What is the story I want to tell?
Where do I start?
There’s the town, the shop, the house, the pianos, the letters, Sandra….
…and the man, my God, the man….
I didn’t come from here. My mother and I left the Hungarian city where I was born in July of 1938.
She died in 1965. Sandra joined her two years later.
I still see them in my kitchen, chatting, laughing, salting stocks, and kneading dough.
No one bakes in the suburban cul-de-sac where I live. I suspect few know how.
They buy their breads and cakes in quaint Midwestern bakeries and markets, and bring hot meals home in plastic containers, or bags, or cardboard boxes.
But I am a creature of old habits, and fill my home with the scents of my mother’s soups and rolls, Sandra’s floral teas and spiced candles.
They were conjurors, my mother and my Bashert, giving life to everything they touched. reading past, present, and future in the palm of a hand, knowing what was in someone’s heart before they uttered a word, or sensing nature’s whims with an index finger. They were entwined with the universe in ways I will never understand.

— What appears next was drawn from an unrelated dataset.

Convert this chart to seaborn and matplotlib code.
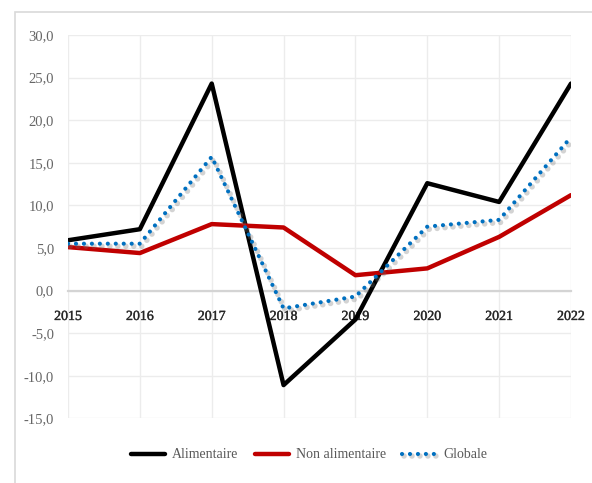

Although they did their best to teach me, one line on a hand will always look like another to me. I cannot see the future. My only oracles are things that grow.
Still, people come to our Fortune Emporium seeking cures and spells and gypsy wisdom. And they come to talk.
Everyone has a story.
Even houses have them—tales absorbed from foundations, beams, and walls.
You can find a new home for a withering plant, but its roots will remember where it’s been, what it was.
The cells know. The earth remembers.
My name is Varna, and I am a weaver.